AIM OF THE TASK
Nothing after the line with "red = '#c00000'" belongs in the copy; extract the lines below from the top through that line, pictures left out.

COLLECTED MATERIAL

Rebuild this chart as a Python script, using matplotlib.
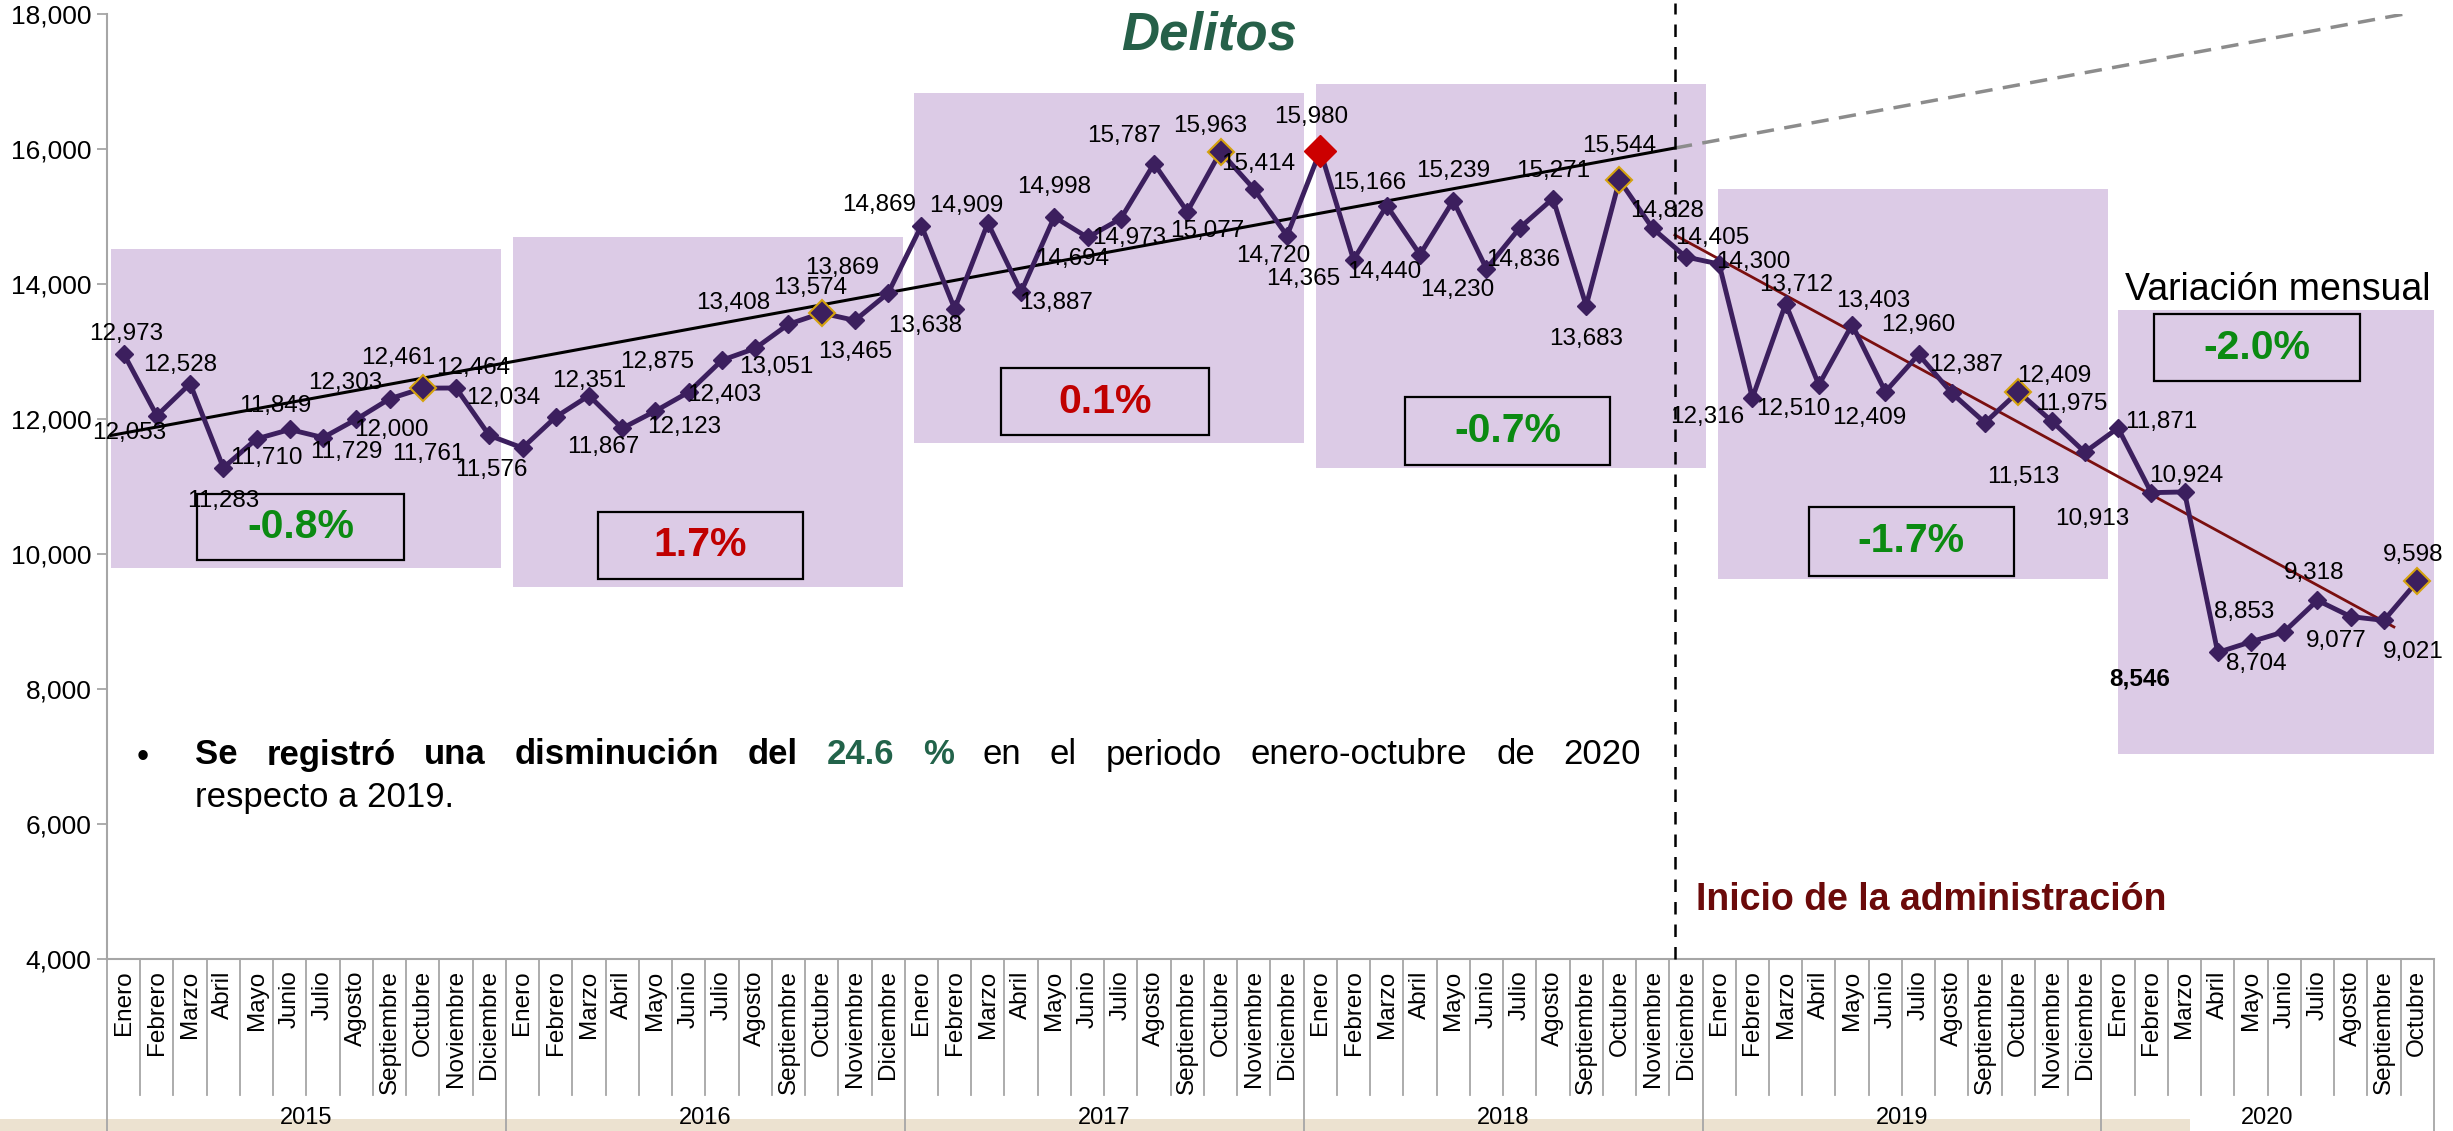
import matplotlib
matplotlib.use("Agg")
import matplotlib.pyplot as plt
from matplotlib.patches import Rectangle
from matplotlib.transforms import blended_transform_factory

plt.rcParams['font.family'] = ['Liberation Sans', 'DejaVu Sans']

# --- data ---
years = ["2015", "2016", "2017", "2018", "2019", "2020"]
months = ["Enero", "Febrero", "Marzo", "Abril", "Mayo", "Junio", "Julio",
          "Agosto", "Septiembre", "Octubre", "Noviembre", "Diciembre"]
months_per_year = [12, 12, 12, 12, 12, 10]

d2015 = [12973, 12053, 12528, 11283, 11710, 11849, 11729, 12000, 12303, 12461, 12464, 11761]
d2016 = [11576, 12034, 12351, 11867, 12123, 12403, 12875, 13051, 13408, 13574, 13465, 13869]
d2017 = [14869, 13638, 14909, 13887, 14998, 14694, 14973, 15787, 15077, 15963, 15414, 14720]
d2018 = [15980, 14365, 15166, 14440, 15239, 14230, 14836, 15271, 13683, 15544, 14828, 14405]
d2019 = [14300, 12316, 13712, 12510, 13403, 12409, 12960, 12387, 11950, 12409, 11975, 11513]
d2020 = [11871, 10913, 10924, 8546, 8704, 8853, 9318, 9077, 9021, 9598]
delitos = d2015 + d2016 + d2017 + d2018 + d2019 + d2020

year_change = ["-0.8%", "1.7%", "0.1%", "-0.7%", "-1.7%", "-2.0%"]

# trend lines (start value, end value)
trend_hist = [11761, 16019]
trend_proj_end = 18003
trend_admin = [14730, 8924]

# --- layout (pixels of the 2453x1131 image) ---
W, H = 2453, 1131
fig = plt.figure(figsize=(W / 100, H / 100), dpi=100)
ax = fig.add_axes([107 / W, 1 - 959.3 / H, 2326.8 / W, 945 / H])
ax.set_xlim(-0.5, 69.5)
ax.set_ylim(4000, 18000)
ax.patch.set_alpha(0)

def fx(px):
    return px / W

def fy(py):
    return 1 - py / H

x = list(range(len(delitos)))
purple = '#3c1f5e'
green = '#0b8a12'
red = '#c00000'

# year shading boxes: (x0, x1, y0, y1)
shade = [(-0.38, 11.35, 9797, 14523), (11.71, 23.44, 9522, 14707),
         (23.78, 35.51, 11652, 16837), (35.87, 47.60, 11277, 16967),
         (47.96, 59.70, 9637, 15415), (60.0, 69.6, 7041, 13619)]
for x0, x1, y0, y1 in shade:
    ax.add_patch(Rectangle((x0, y0), x1 - x0, y1 - y0, facecolor='#dccbe6',
                           edgecolor='none', zorder=1))

# percent boxes
pbox = [(2.21, 8.44, 9915, 10893), (14.27, 20.44, 9635, 10627),
        (26.40, 32.65, 11767, 12760), (38.55, 44.72, 11322, 12330),
        (50.70, 56.87, 9679, 10701), (61.08, 67.28, 12567, 13560)]
for (x0, x1, y0, y1), lab in zip(pbox, year_change):
    ax.add_patch(Rectangle((x0, y0), x1 - x0, y1 - y0, facecolor='none',
                           edgecolor='black', lw=1.6, zorder=6))
    ax.text((x0 + x1) / 2, (y0 + y1) / 2, lab, ha='center', va='center',
            fontsize=29.5, fontweight='bold',
            color=green if lab.startswith('-') else red, zorder=7)

ax.text(64.8, 13915, "Variación mensual", fontsize=27, ha='center', va='center', zorder=7)

# trend lines
x_admin = 46.67
ax.plot([-0.38, x_admin], trend_hist, color='black', lw=2.2, zorder=4)
ax.plot([x_admin, 68.6], [trend_hist[1], trend_proj_end], color='#8c8c8c', lw=2.5,
        ls=(0, (5, 3)), zorder=4)
ax.plot([x_admin, 68.3], trend_admin, color='#7a0f0f', lw=2, zorder=4)
ax.plot([x_admin, x_admin], [4000, 18170], color='black', lw=1.8, ls=(0, (5, 4)),
        zorder=4, clip_on=False)

# main series
ax.plot(x, delitos, color=purple, lw=3.5, marker='D', ms=9, zorder=5)
oct_idx = [i for i in x if i % 12 == 9]
ax.plot(oct_idx, [delitos[i] for i in oct_idx], 'D', ms=13, mfc=purple,
        mec='#d4a20e', mew=1.5, zorder=6, ls='none')
imax = delitos.index(max(delitos))
ax.plot([imax], [delitos[imax]], 'D', ms=16, color='#cc0000', zorder=6)

# data labels: offsets in pixels (dx, dy downward)
offs = [(3, -20), (-28, 17), (-10, -19), (0, 33), (10, 19), (-15, -23), (23, 14),
        (35, 11), (-44, -16), (-25, -30), (17, -20), (-61, 19),
        (-31, 22), (-52, -19), (0, -15), (-19, 19), (29, 16), (36, 3), (-65, 2),
        (21, 19), (-55, -21), (-11, -25), (0, 32), (-46, -25),
        (-42, -21), (-29, 17), (-22, -17), (35, 11), (0, -30), (-15, 22), (8, 19),
        (-30, -28), (20, 19), (-10, -26), (4, -25), (-14, 20),
        (-9, -34), (-50, 19), (-18, -23), (-36, 17), (0, -30), (-29, 21), (3, 32),
        (0, -28), (0, 33), (0, -34), (14, -17), (26, -19),
        (34, -2), (-45, 19), (11, -19), (-26, 24), (21, -24), (-16, 26), (0, -30),
        (14, -28), None, (36, -16), (20, -17), (-61, 25),
        (43, -6), (-59, 26), (2, -16), (-78, 27), (5, 22), (-40, -20), (-3, -27),
        (-14, 24), (29, 32), (-4, -26)]
imin = delitos.index(min(delitos))
for i, (v, o) in enumerate(zip(delitos, offs)):
    if o is None:
        continue
    ax.annotate(f"{v:,}", (i, v), xytext=(o[0], -o[1]), textcoords='offset pixels',
                ha='center', va='center', fontsize=17.5,
                fontweight='bold' if i == imin else 'normal', zorder=8)

# axes styling
for s in ['top', 'right']:
    ax.spines[s].set_visible(False)
for s in ['left', 'bottom']:
    ax.spines[s].set_color('#a6a6a6')
    ax.spines[s].set_linewidth(1.5)
ax.set_xticks([])
ax.set_yticks(range(4000, 18001, 2000))
ax.set_yticklabels([f"{t:,}" for t in range(4000, 18001, 2000)])
ax.tick_params(axis='y', length=7, color='#a6a6a6', width=1.3, labelsize=19, pad=4)

# category axis below
trans = blended_transform_factory(ax.transData, ax.transAxes)
bounds = [0]
for n in months_per_year:
    bounds.append(bounds[-1] + n)
for b in range(len(delitos) + 1):
    ybot = -0.182 if b in bounds else -0.144
    ax.plot([b - 0.5, b - 0.5], [0, ybot], transform=trans, color='#a6a6a6',
            lw=1.3, clip_on=False)
for i in x:
    ax.text(i, -11 / 945, months[i % 12], transform=trans, rotation=90,
            ha='center', va='top', fontsize=17.5)
for yr, b0, b1 in zip(years, bounds[:-1], bounds[1:]):
    ax.text((b0 + b1 - 1) / 2, -(1129 - 959.3) / 945, yr, transform=trans,
            ha='center', va='bottom', fontsize=17)

# texts
fig.text(fx(1209), fy(35), "Delitos", fontsize=38, fontweight='bold', fontstyle='italic',
         color='#266049', ha='center', va='center')
fig.text(fx(1696), fy(900), "Inicio de la administración", fontsize=27,
         fontweight='bold', color='#6b0a0a', ha='left', va='center')

fig.text(fx(143), fy(757), "•", fontsize=25, ha='center', va='center')
dkgreen = '#22634a'
words = [("Se", True, 'black'), ("registró", True, 'black'), ("una", True, 'black'),
         ("disminución", True, 'black'), ("del", True, 'black'), ("24.6", True, dkgreen),
         ("%", True, dkgreen), ("en", False, 'black'), ("el", False, 'black'),
         ("periodo", False, 'black'), ("enero-octubre", False, 'black'),
         ("de", False, 'black'), ("2020", False, 'black')]
arts = [fig.text(0, fy(755), w, fontsize=25, fontweight='bold' if b else 'normal',
                 color=c, ha='left', va='center') for w, b, c in words]
fig.text(fx(195), fy(797), "respecto a 2019.", fontsize=25, ha='left', va='center')
fig.canvas.draw()
r = fig.canvas.get_renderer()
widths = [t.get_window_extent(r).width for t in arts]
gap = (1641 - 195 - sum(widths)) / (len(arts) - 1)
pos = 195
for t, wd in zip(arts, widths):
    t.set_x(fx(pos))
    pos += wd + gap

# bottom band, kept beneath the axes and their labels
fig.patches.append(Rectangle((0, 0), fx(2190), 12 / H, transform=fig.transFigure,
                             facecolor='#ece2d0', edgecolor='none', zorder=-1))

fig.savefig('out.png', dpi=100)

COMPLETE RESPONSE
Rebuild this chart as a Python script, using matplotlib.
import matplotlib
matplotlib.use("Agg")
import matplotlib.pyplot as plt
from matplotlib.patches import Rectangle
from matplotlib.transforms import blended_transform_factory

plt.rcParams['font.family'] = ['Liberation Sans', 'DejaVu Sans']

# --- data ---
years = ["2015", "2016", "2017", "2018", "2019", "2020"]
months = ["Enero", "Febrero", "Marzo", "Abril", "Mayo", "Junio", "Julio",
          "Agosto", "Septiembre", "Octubre", "Noviembre", "Diciembre"]
months_per_year = [12, 12, 12, 12, 12, 10]

d2015 = [12973, 12053, 12528, 11283, 11710, 11849, 11729, 12000, 12303, 12461, 12464, 11761]
d2016 = [11576, 12034, 12351, 11867, 12123, 12403, 12875, 13051, 13408, 13574, 13465, 13869]
d2017 = [14869, 13638, 14909, 13887, 14998, 14694, 14973, 15787, 15077, 15963, 15414, 14720]
d2018 = [15980, 14365, 15166, 14440, 15239, 14230, 14836, 15271, 13683, 15544, 14828, 14405]
d2019 = [14300, 12316, 13712, 12510, 13403, 12409, 12960, 12387, 11950, 12409, 11975, 11513]
d2020 = [11871, 10913, 10924, 8546, 8704, 8853, 9318, 9077, 9021, 9598]
delitos = d2015 + d2016 + d2017 + d2018 + d2019 + d2020

year_change = ["-0.8%", "1.7%", "0.1%", "-0.7%", "-1.7%", "-2.0%"]

# trend lines (start value, end value)
trend_hist = [11761, 16019]
trend_proj_end = 18003
trend_admin = [14730, 8924]

# --- layout (pixels of the 2453x1131 image) ---
W, H = 2453, 1131
fig = plt.figure(figsize=(W / 100, H / 100), dpi=100)
ax = fig.add_axes([107 / W, 1 - 959.3 / H, 2326.8 / W, 945 / H])
ax.set_xlim(-0.5, 69.5)
ax.set_ylim(4000, 18000)
ax.patch.set_alpha(0)

def fx(px):
    return px / W

def fy(py):
    return 1 - py / H

x = list(range(len(delitos)))
purple = '#3c1f5e'
green = '#0b8a12'
red = '#c00000'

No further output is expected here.